Riomaggiore – entering from the port side was breathtaking. The water was crystal and extremely inviting. Today was a one helluva hot day and a dip would have been great. Guess what…I left my swimsuit in the car. I can be so clever sometimes. Bathers dotted the rocky shores, claiming their spot in the sun with their towels – another thing I didn’t bring. I’d have had to drip dry and all that salt would have had me burn to a nice 5 foot 3 inch crisp. I chose to rest (I know I only just got there) at the hilltop bar to get something to eat and drink. I didn’t realize at the time that this would be the only rest I’d get for the day. Thank goodness I took SOME time to enjoy the view and the village. I took a couple photos of me trying desperately to look beautiful.

You have to love the ticket takers at the Lover’s Path entrance. I want a dog again!

Lover’s Path, the via dell’amore, is covered with graffiti. “Stephano amore Maria” etc etc is still graffiti and particularly so when it’s covered partially by the insensitive Marco loving Julia….and the layers continue. Oh well, what did I expect anyway, bouquets adorning the walls? I still am not sure why they call it the Lover’s path, unless it’s the chosen place where couples or stilted lovers throw themselves off to their death. I’m having fun with this, really….I’m sure it has this name for some legit reason but I don’t have the frame of mind today to really appreciate it.

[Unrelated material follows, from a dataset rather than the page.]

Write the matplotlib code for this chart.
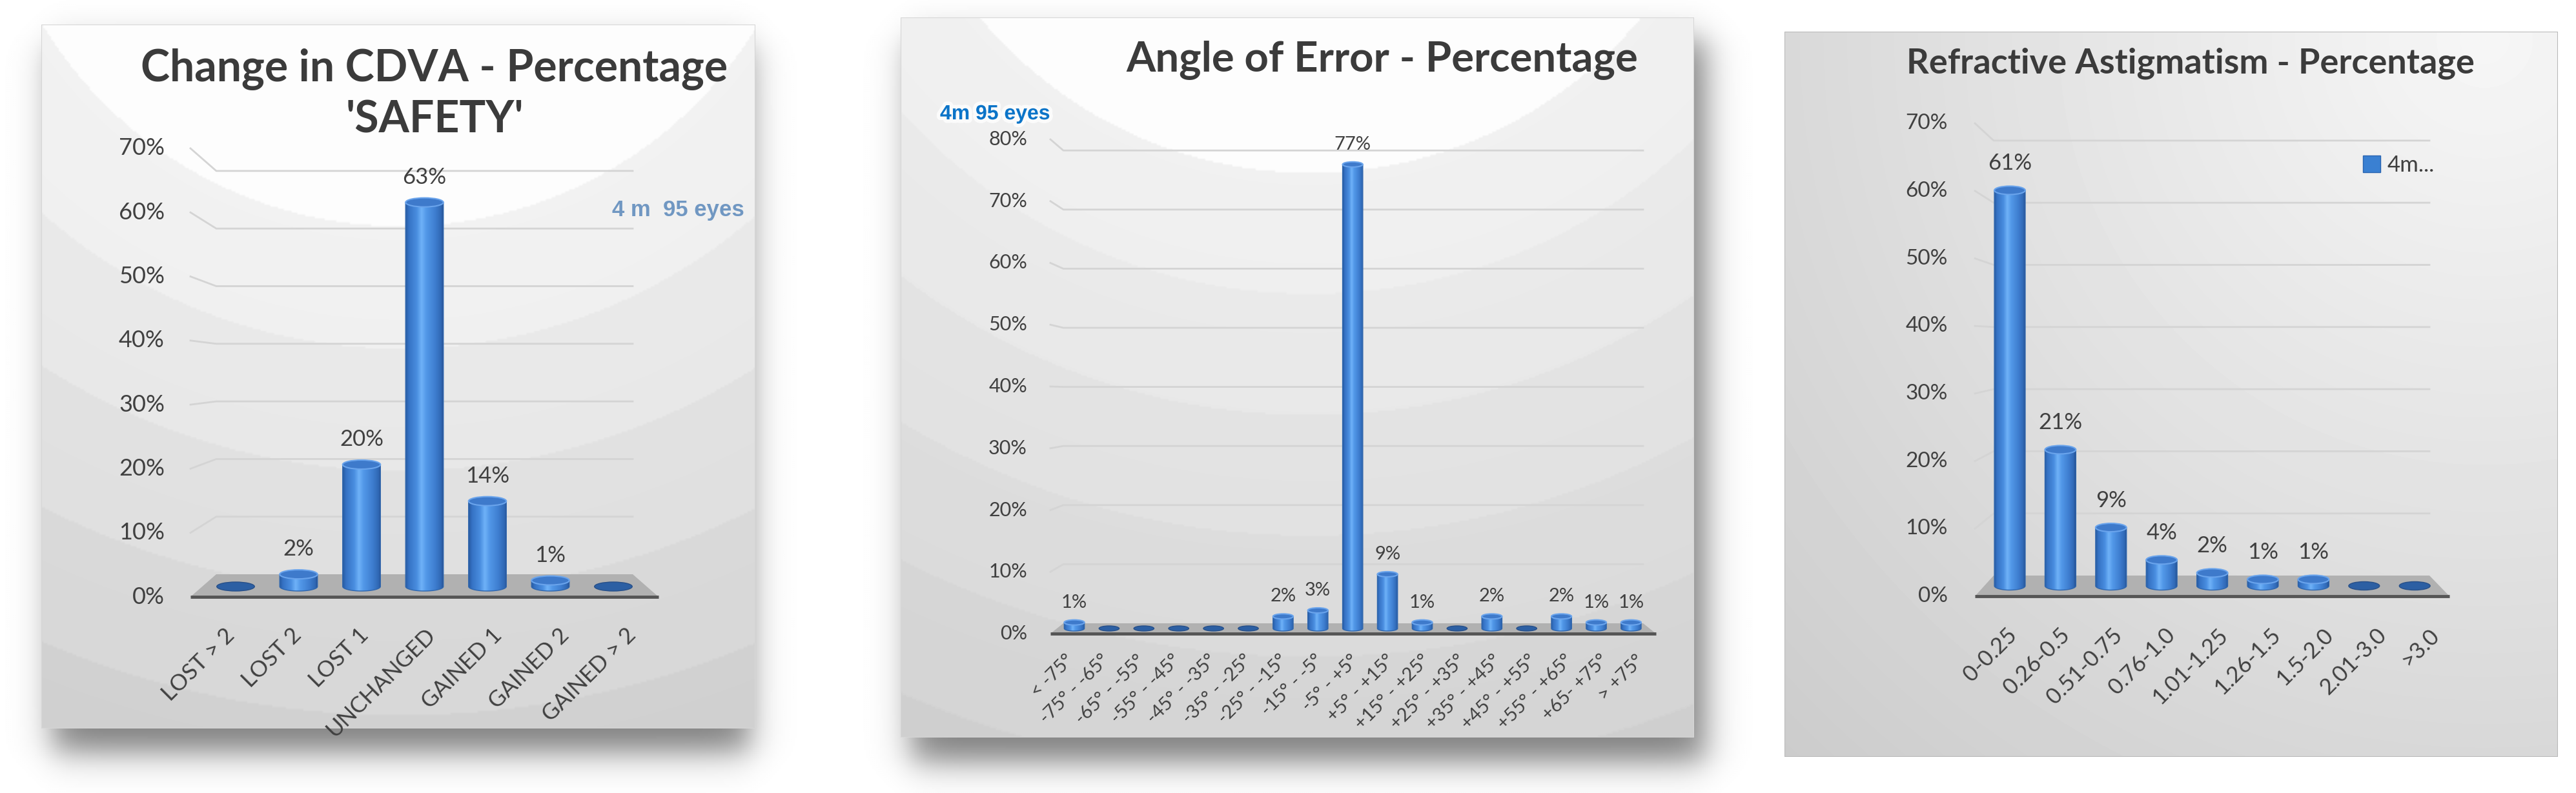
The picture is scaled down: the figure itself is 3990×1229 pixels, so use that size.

Manarola – Just as lovely as R. and I looked at this place with more interest as I’d been trying to find a place to stay here when I was looking earlier in the year. Reason? Cheaper than most of the other 5, and more rooms available for rent.

I got bogged here for 45m as I needed to get online to take care of some business. I paid mostly for the computer to think its way to the next frame. I know they do this on purpose!

I made my way to Corniglia, confidently walking past the entrance to the train station. I approached the stairs and as I got closer, I started looking for the other entrance to the station. I was NOT up for this and walked the entire length of path, back to the entrance. It was 3pm and a half hour later, the train left for Vernazza. (I could have walked up the blasted steps after all!) I foolishly looked at the schedule AFTER I got off at Vernazza and not BEFORE I got on the train at C. There was that sinking feeling one gets when they realize something wrong; like, the last train to Monterosso that would arrive before 5pm was the same train I just got off.

I choose to think though, that chickening out was a blessing in disguise. I feel that if I’d dawdled on the stairs, pausing to take the 100th photo of the same scene because I couldn’t breathe and didn’t want it to be obvious, I’d not have checked the times at the V station soon enough. As it was, I now knew that I had to book it to M or I’d miss the boat.

Thus began the quickest tour of V, and no photos to show for it, and the walk up the path to M. Thank you for such a blazing hot day too. I rounded a corner and my heart sank when I saw how far M was still. The pace increases to a brisk walk, up more stairs, down more stairs, round another rocky corner and up more stairs. I’m grateful I wore the hiking shoes instead of vainly wearing the dainty sketchers. I’m bounding down stairs, praying I can count on my shoes, as my legs are untrustworthy. The path check station tells me it is a quarter to five and I see the ferry far below me coming in to port.

15 minutes.

I can do it, I can do it. I remember that from somewhere, not too long ago.

And I do, thank God, but when I arrive, I’m not just slightly blushing from exerting myself, nor am I sweetly perspiring with beaded brow. I am profusely sweating, my arms look like I’d dipped them in the ocean and then walked to the boat; rivers rolling down my face. I thought it appropriate, as I’d been trying to look so beautiful at the beginning of the day, to take a photo to document how lovely I looked now. BUT!!! I was on the ferry back to my car. Mission accomplished!

Without a doubt, if I had to do this trip over again? I’d do it all over again….differently.